■ Stated exercise
Quote the data below in full, minus the images.

-- BEGIN Given material --

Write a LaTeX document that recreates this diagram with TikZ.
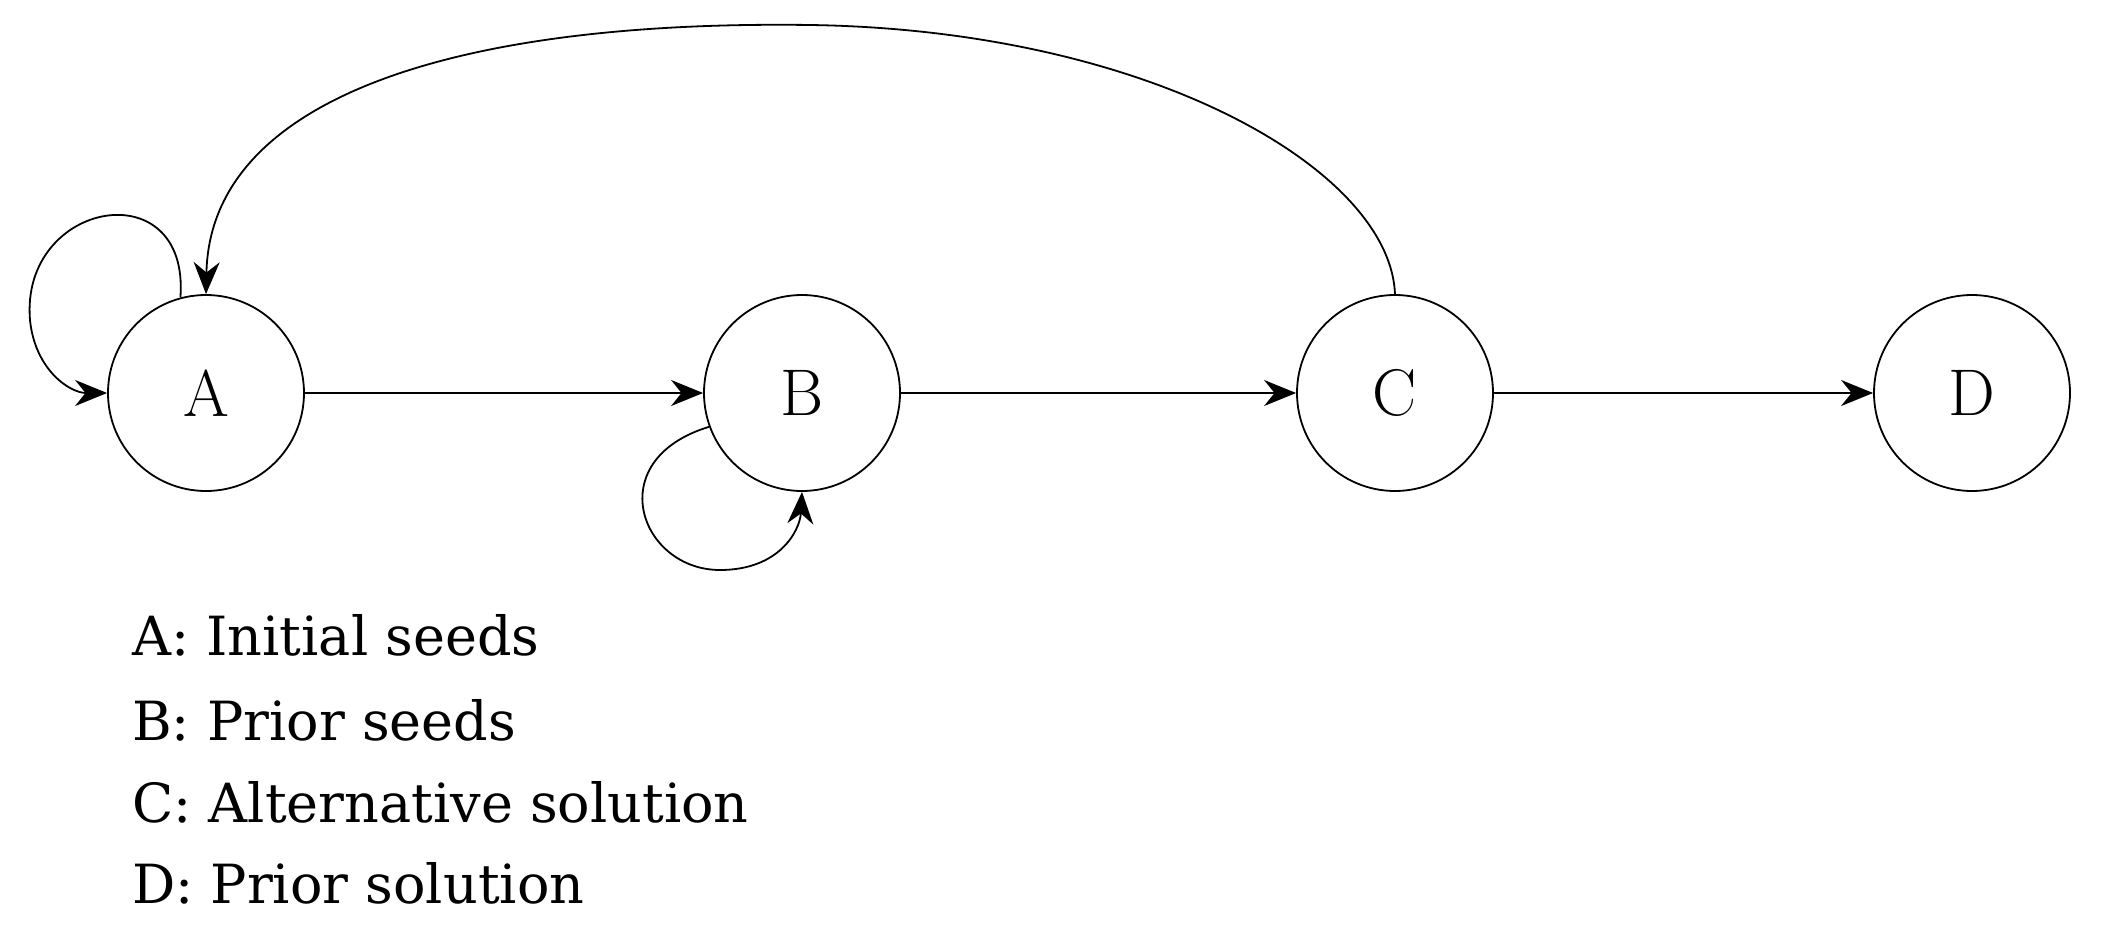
\documentclass[tikz,border=0pt]{standalone}
\usepackage{fontspec}
\newfontfamily\labfont{DejaVu Serif}
\usetikzlibrary{arrows.meta}
\begin{document}
\begin{tikzpicture}[x=1pt,y=-1pt,
  st/.style={circle,draw,line width=1.8pt,minimum size=196pt,inner sep=0pt,font=\fontsize{66}{70}\selectfont},
  ar/.style={line width=1.8pt,-{Stealth[length=32pt,width=26pt]}},
  lab/.style={anchor=base west,inner sep=0pt,font=\labfont\fontsize{54}{70}\selectfont}]
\useasboundingbox (0,0) rectangle (2102,931);
\node[st] (A) at (206,393) {A};
\node[st] (B) at (802,393) {B};
\node[st] (C) at (1395,393) {C};
\node[st] (D) at (1972,393) {D};
\draw[ar] (A) -- (B);
\draw[ar] (B) -- (C);
\draw[ar] (C) -- (D);
\draw[ar] (A.105) .. controls (190,170) and (20,200) .. (30,320) .. controls (35,370) and (70,393) .. (A.west);
\draw[ar] (C.north) .. controls (1390,170) and (1150,30) .. (810,25) .. controls (450,20) and (210,100) .. (A.north);
\draw[ar] (B.200) .. controls (600,460) and (640,570) .. (720,570) .. controls (780,570) and (800,530) .. (B.south);
\node[lab] (t1) at (132,655) {A: Initial seeds};
\node[lab] (t2) at (132,740) {B: Prior seeds};
\node[lab] (t3) at (132,822) {C: Alternative solution};
\node[lab] (t4) at (132,903) {D: Prior solution};
\end{tikzpicture}
\end{document}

-- END Given material --

■ Solution to this problem
Write a LaTeX document that recreates this diagram with TikZ.
\documentclass[tikz,border=0pt]{standalone}
\usepackage{fontspec}
\newfontfamily\labfont{DejaVu Serif}
\usetikzlibrary{arrows.meta}
\begin{document}
\begin{tikzpicture}[x=1pt,y=-1pt,
  st/.style={circle,draw,line width=1.8pt,minimum size=196pt,inner sep=0pt,font=\fontsize{66}{70}\selectfont},
  ar/.style={line width=1.8pt,-{Stealth[length=32pt,width=26pt]}},
  lab/.style={anchor=base west,inner sep=0pt,font=\labfont\fontsize{54}{70}\selectfont}]
\useasboundingbox (0,0) rectangle (2102,931);
\node[st] (A) at (206,393) {A};
\node[st] (B) at (802,393) {B};
\node[st] (C) at (1395,393) {C};
\node[st] (D) at (1972,393) {D};
\draw[ar] (A) -- (B);
\draw[ar] (B) -- (C);
\draw[ar] (C) -- (D);
\draw[ar] (A.105) .. controls (190,170) and (20,200) .. (30,320) .. controls (35,370) and (70,393) .. (A.west);
\draw[ar] (C.north) .. controls (1390,170) and (1150,30) .. (810,25) .. controls (450,20) and (210,100) .. (A.north);
\draw[ar] (B.200) .. controls (600,460) and (640,570) .. (720,570) .. controls (780,570) and (800,530) .. (B.south);
\node[lab] (t1) at (132,655) {A: Initial seeds};
\node[lab] (t2) at (132,740) {B: Prior seeds};
\node[lab] (t3) at (132,822) {C: Alternative solution};
\node[lab] (t4) at (132,903) {D: Prior solution};
\end{tikzpicture}
\end{document}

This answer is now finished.